A rights group, International Society for Civil Liberties and Rule of Law (Intersociety), has warned the Senate against approving the approximately $30b external loan request being sought by the Federal Government, so as not to throw Nigeria into perpetual economic dungeon.

In a statement signed by the chairman of its board of trustees, Emeka Umeagbalasi, Intersociety contended that going by President Muhammadu Buhari’s predilection for amassing loans, by the time he leaves office in 2019, he would have accumulated about $50b.
Recalling its 17 reasons why further approval should not be given the present administration, Intersociety noted that debt overhang was becoming another dangerous plot by anti-democratic forces to plunge the country into penury.
The group regretted that within the past 17 years, politicians had squandered $672b or N134tr, through the Federal Government, 36 states, FCT, Niger Delta region and the 774 local government councils.

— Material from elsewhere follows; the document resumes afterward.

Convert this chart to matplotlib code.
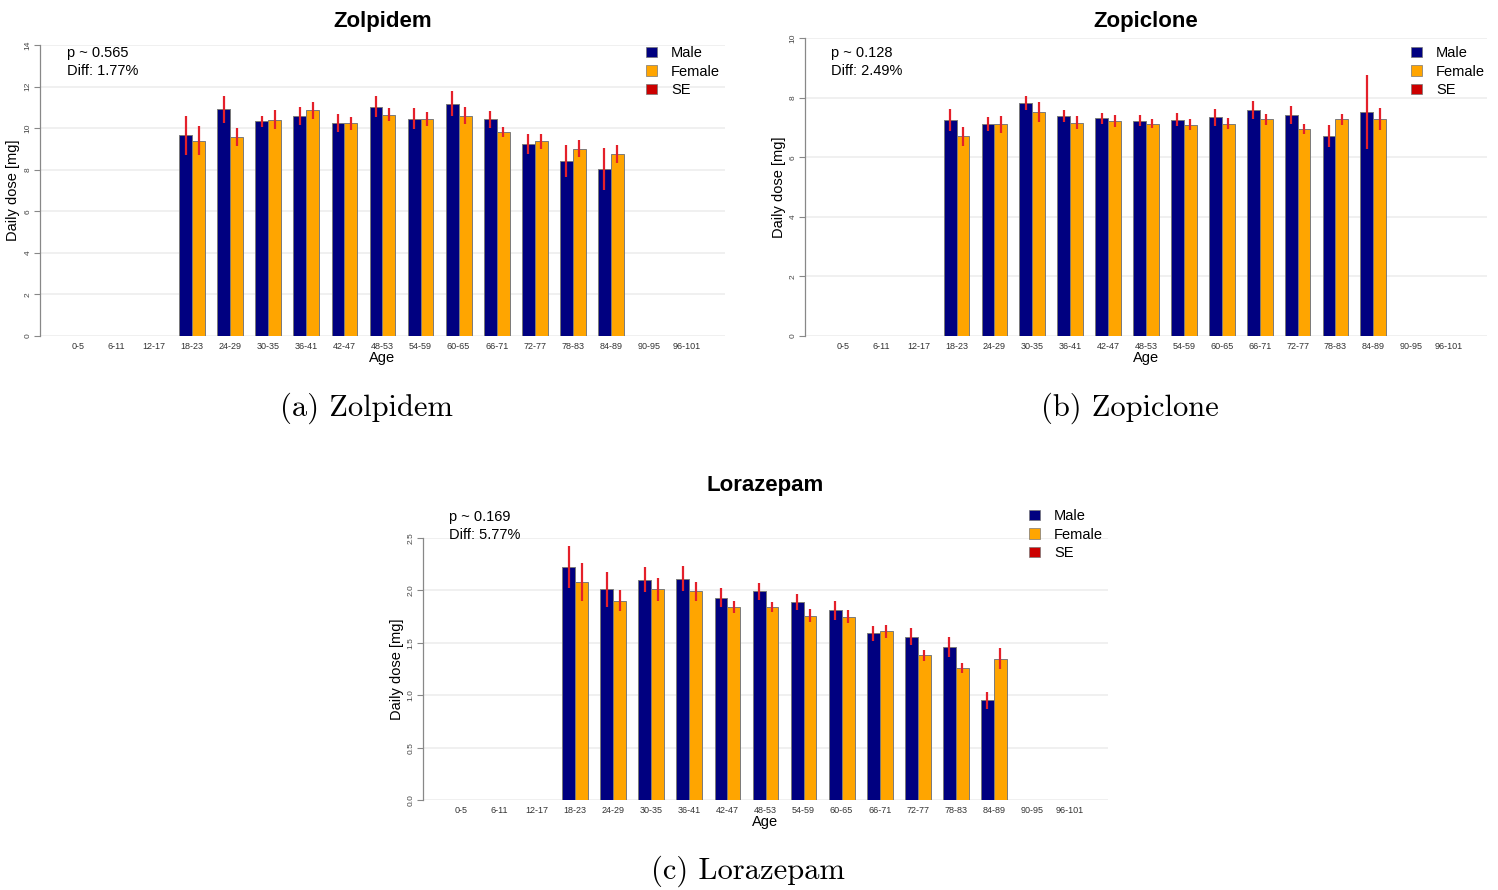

It noted that out of the huge public expenditure, only a paltry 30 percent was spent on capital projects, while the rest 70 percent was spent on recurrent expenditure, particularly overheads and allowances.

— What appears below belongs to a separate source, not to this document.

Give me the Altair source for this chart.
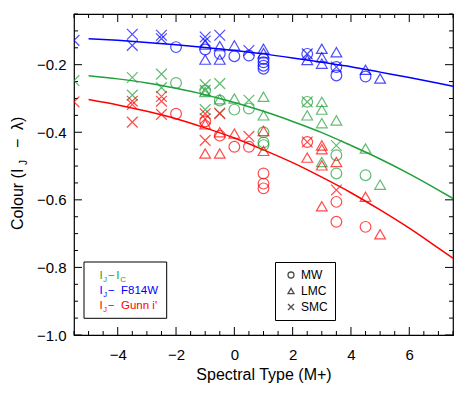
import altair as alt
import pandas as pd
import numpy as np

FONT = "Liberation Sans"
GREEN = "#21a03a"
BLUE = "#0000ff"
RED = "#ff0000"

# ---------------- data ----------------
# I_J - F814W (blue)
f814_spt = [-5.5, -3.5, -3.5, -2.5, -2.5, -2.0,
            -1.0, -1.0, -1.0, -1.0, -1.0,
            -0.5, -0.5, -0.5, -0.5, 0.0, 0.0, 0.5, 0.5,
            1.0, 1.0, 1.0, 1.0, 1.0, 1.0,
            2.5, 2.5, 2.5, 3.0, 3.0, 3.0,
            3.5, 3.5, 3.5, 3.5, 4.5, 4.5, 5.0]
f814_col = [-0.128, -0.110, -0.143, -0.113, -0.123, -0.148,
            -0.118, -0.130, -0.140, -0.155, -0.185,
            -0.113, -0.145, -0.168, -0.185, -0.143, -0.175, -0.158, -0.173,
            -0.153, -0.166, -0.183, -0.193, -0.203, -0.212,
            -0.168, -0.168, -0.186, -0.153, -0.178, -0.197,
            -0.163, -0.207, -0.207, -0.232, -0.215, -0.235, -0.241]
f814_gal = ["SMC", "SMC", "SMC", "SMC", "SMC", "MW",
            "SMC", "SMC", "LMC", "MW", "LMC",
            "SMC", "LMC", "MW", "LMC", "LMC", "MW", "SMC", "MW",
            "LMC", "LMC", "MW", "MW", "MW", "MW",
            "MW", "SMC", "LMC", "LMC", "LMC", "LMC",
            "LMC", "MW", "SMC", "MW", "LMC", "MW", "LMC"]

# I_J - I_C (green)
ic_spt = [-5.5, -3.5, -3.5, -2.5, -2.5, -2.0,
          -1.0, -1.0, -1.0, -1.0, -1.0,
          -0.5, -0.5, -0.5, -0.5, 0.0, 0.0, 0.5, 0.5,
          1.0, 1.0, 1.0, 1.0, 1.0,
          2.5, 2.5, 2.5, 3.0, 3.0, 3.0, 3.0,
          3.5, 3.5, 3.5, 3.5, 4.5, 4.5, 5.0]
ic_col = [-0.247, -0.238, -0.290, -0.228, -0.268, -0.254,
          -0.259, -0.276, -0.276, -0.281, -0.333,
          -0.256, -0.302, -0.306, -0.343, -0.300, -0.333, -0.305, -0.330,
          -0.295, -0.350, -0.400, -0.430, -0.438,
          -0.310, -0.310, -0.350, -0.310, -0.333, -0.373, -0.488,
          -0.365, -0.439, -0.468, -0.522, -0.448, -0.527, -0.555]
ic_gal = ["SMC", "SMC", "SMC", "SMC", "SMC", "MW",
          "SMC", "SMC", "MW", "LMC", "SMC",
          "SMC", "LMC", "MW", "SMC", "LMC", "MW", "SMC", "MW",
          "LMC", "LMC", "MW", "MW", "MW",
          "MW", "SMC", "LMC", "LMC", "LMC", "LMC", "LMC",
          "LMC", "SMC", "MW", "MW", "LMC", "MW", "LMC"]

# I_J - Gunn i' (red)
gunn_spt = [-5.5, -3.5, -3.5, -3.5, -2.5, -2.5, -2.5, -2.0,
            -1.0, -1.0, -1.0, -1.0, -1.0, -1.0,
            -0.5, -0.5, -0.5, -0.5, 0.0, 0.0, 0.5, 0.5,
            1.0, 1.0, 1.0, 1.0, 1.0,
            2.5, 2.5, 2.5, 3.0, 3.0, 3.0, 3.0,
            3.5, 3.5, 3.5, 3.5, 4.5, 4.5, 5.0]
gunn_col = [-0.310, -0.308, -0.318, -0.370, -0.294, -0.308, -0.347, -0.345,
            -0.345, -0.360, -0.368, -0.376, -0.424, -0.463,
            -0.345, -0.400, -0.410, -0.463, -0.404, -0.443, -0.412, -0.443,
            -0.396, -0.455, -0.522, -0.552, -0.566,
            -0.429, -0.429, -0.475, -0.439, -0.450, -0.498, -0.619,
            -0.488, -0.571, -0.606, -0.665, -0.591, -0.680, -0.702]
gunn_gal = ["SMC", "SMC", "SMC", "SMC", "SMC", "SMC", "SMC", "MW",
            "SMC", "SMC", "MW", "LMC", "SMC", "LMC",
            "SMC", "LMC", "MW", "LMC", "LMC", "MW", "SMC", "MW",
            "LMC", "LMC", "MW", "MW", "MW",
            "MW", "SMC", "LMC", "LMC", "LMC", "LMC", "LMC",
            "LMC", "SMC", "MW", "MW", "LMC", "MW", "LMC"]

# fitted relations
fit_spt = [-5, -4, -3, -2, -1, 0, 1, 2, 3, 4, 5, 6, 7, 7.5]
fit_f814 = [-0.123, -0.128, -0.134, -0.141, -0.149, -0.158, -0.168,
            -0.180, -0.193, -0.206, -0.222, -0.238, -0.255, -0.264]
fit_ic = [-0.233, -0.242, -0.254, -0.270, -0.289, -0.312, -0.338,
          -0.368, -0.401, -0.439, -0.479, -0.523, -0.571, -0.596]
fit_gunn = [-0.303, -0.319, -0.338, -0.360, -0.387, -0.417, -0.452,
            -0.490, -0.533, -0.579, -0.630, -0.684, -0.743, -0.773]

series = ["Ic", "F814W", "Gunn"]
galaxies = ["MW", "LMC", "SMC"]
x_major = [-4, -2, 0, 2, 4, 6]
y_major = [-1.0, -0.8, -0.6, -0.4, -0.2]
x_minor = [v for v in np.arange(-5.5, 7.51, 0.5).tolist() if v not in x_major]
y_minor = [round(v, 2) for v in np.arange(-1.0, -0.049, 0.05).tolist()
           if round(v, 2) not in y_major]

# ---------------- tables ----------------
pts = pd.concat([
    pd.DataFrame({"spt": ic_spt, "col": ic_col, "gal": ic_gal, "band": "Ic"}),
    pd.DataFrame({"spt": f814_spt, "col": f814_col, "gal": f814_gal, "band": "F814W"}),
    pd.DataFrame({"spt": gunn_spt, "col": gunn_col, "gal": gunn_gal, "band": "Gunn"}),
], ignore_index=True)
fits = pd.concat([
    pd.DataFrame({"spt": fit_spt, "col": fit_ic, "band": "Ic"}),
    pd.DataFrame({"spt": fit_spt, "col": fit_f814, "band": "F814W"}),
    pd.DataFrame({"spt": fit_spt, "col": fit_gunn, "band": "Gunn"}),
], ignore_index=True)

W, H = 379, 321
xs = alt.Scale(domain=[-5.5, 7.5], nice=False, zero=False)
ys = alt.Scale(domain=[-1.0, -0.05], nice=False, zero=False)
cs = alt.Scale(domain=series, range=[GREEN, BLUE, RED])
ss = alt.Scale(domain=galaxies,
               range=["circle", "triangle-up", "M-1,-1L1,1M-1,1L1,-1"])

x_axis = alt.Axis(values=x_major, format="d", ticks=False, domain=False,
                  grid=False, labelFontSize=15, labelFont=FONT,
                  labelColor="black", labelPadding=12, labelFlush=False,
                  title="Spectral Type (M+)", titleFontSize=16,
                  titleFont=FONT, titleFontWeight="normal",
                  titleColor="black", titlePadding=4)
y_axis = alt.Axis(values=y_major, format=".1f", ticks=False, domain=False,
                  grid=False, labelFontSize=15, labelFont=FONT,
                  labelColor="black", labelPadding=8, labelFlush=False,
                  title=None)

one = pd.DataFrame({"a": [0]})


def xticks(vals, y0, y1):
    return alt.Chart(pd.DataFrame({"spt": vals})).mark_rule(
        color="black", strokeWidth=1).encode(
        x=alt.X("spt:Q", scale=xs, axis=x_axis),
        y=alt.value(y0), y2=alt.value(y1))


def yticks(vals, x0, x1):
    return alt.Chart(pd.DataFrame({"col": vals})).mark_rule(
        color="black", strokeWidth=1).encode(
        y=alt.Y("col:Q", scale=ys, axis=y_axis),
        x=alt.value(x0), x2=alt.value(x1))


def txt(s, x, y, size, color, angle=0):
    kw = dict(text=s, align="left", baseline="alphabetic", fontSize=size,
              font=FONT, color=color)
    if angle:
        kw["angle"] = angle
    return alt.Chart(one).mark_text(**kw).encode(
        x=alt.value(x), y=alt.value(y))


ticks = [
    xticks(x_major, H, H - 8), xticks(x_minor, H, H - 4),
    xticks(x_major, 0, 8), xticks(x_minor, 0, 4),
    yticks(y_major, 0, 8), yticks(y_minor, 0, 4),
    yticks(y_major, W, W - 8), yticks(y_minor, W, W - 4),
]

lines = alt.Chart(fits).mark_line(strokeWidth=1.5, interpolate="monotone").encode(
    x=alt.X("spt:Q", scale=xs, axis=x_axis),
    y=alt.Y("col:Q", scale=ys, axis=y_axis),
    color=alt.Color("band:N", scale=cs, legend=None),
    detail="band:N",
)

points = alt.Chart(pts).mark_point(filled=False, size=115, strokeWidth=1.2,
                                   clip=True).encode(
    x=alt.X("spt:Q", scale=xs, axis=x_axis),
    y=alt.Y("col:Q", scale=ys, axis=y_axis),
    color=alt.Color("band:N", scale=cs, legend=None),
    shape=alt.Shape("gal:N", scale=ss,
                    legend=alt.Legend(title=None, orient="none", legendX=201,
                                      legendY=248, strokeColor="black",
                                      fillColor="white", padding=7,
                                      symbolSize=36, symbolStrokeColor="black",
                                      symbolFillColor="transparent",
                                      symbolStrokeWidth=1.3, labelFontSize=12,
                                      labelFont=FONT, labelColor="black",
                                      rowPadding=4, labelOffset=4,
                                      symbolOffset=3)),
)

# left colour key (drawn as text so the subscripts can be kept)
box = alt.Chart(one).mark_rect(fill="white", stroke="black", strokeWidth=1).encode(
    x=alt.value(10), x2=alt.value(92.7), y=alt.value(248), y2=alt.value(304.3))

key = []
rows = [(264.5, GREEN, "I", "C"), (279.5, BLUE, "F814W", None),
        (295.0, RED, "Gunn i'", None)]
for yb, c, word, sub in rows:
    key.append(txt("I", 25.5, yb, 11.5, c))
    key.append(txt("J", 29.3, yb + 3, 7.5, c))
    key.append(txt("\u2212", 34, yb, 11.5, c))
    if sub:
        key.append(txt(word, 42.3, yb, 11.5, c))
        key.append(txt(sub, 46.3, yb + 3, 8, c))
    else:
        key.append(txt(word, 47, yb, 11.5, c))

# y-axis title with subscript
ytitle = [
    txt("Colour (I", -51, 216, 16, "black", 270),
    txt("J", -47, 151, 10, "black", 270),
    txt("\u2212", -51, 134, 16, "black", 270),
    txt("\u03bb)", -51, 116, 16, "black", 270),
]

chart = alt.layer(*ticks, lines, points, box, *key, *ytitle).properties(
    width=W, height=H,
    autosize=alt.AutoSizeParams(type="none"),
    padding={"left": 66, "top": 6, "right": 1, "bottom": 48},
).configure_view(stroke="black", strokeWidth=1.2)

chart.save("out.html", embed_options={"renderer": "svg", "actions": False})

“Apart from the controversial loan request of $30b, the Buhari administration had between June 2015 and June 2016, borrowed and frittered away a total of $11b, mostly from internal sources without anything good to show for it,” the group declared.
Intersociety recalled how Nigeria’s “journey to hellish international (external) indebtedness started in 1965 and got skyrocketed to the tune of $970m by 1970; and $32.5billion by year 2000, as well as, $33.5billion by 2006, before it was reprieved, cut down and drastically reduced to about $3.5billion by end of 2006.”
The group therefore pleaded with the Senate against “the new plans to mortgage the future, image and development of Nigeria internationally by way of securing a whopping $30b loans from a number of regional and international lending institutions.”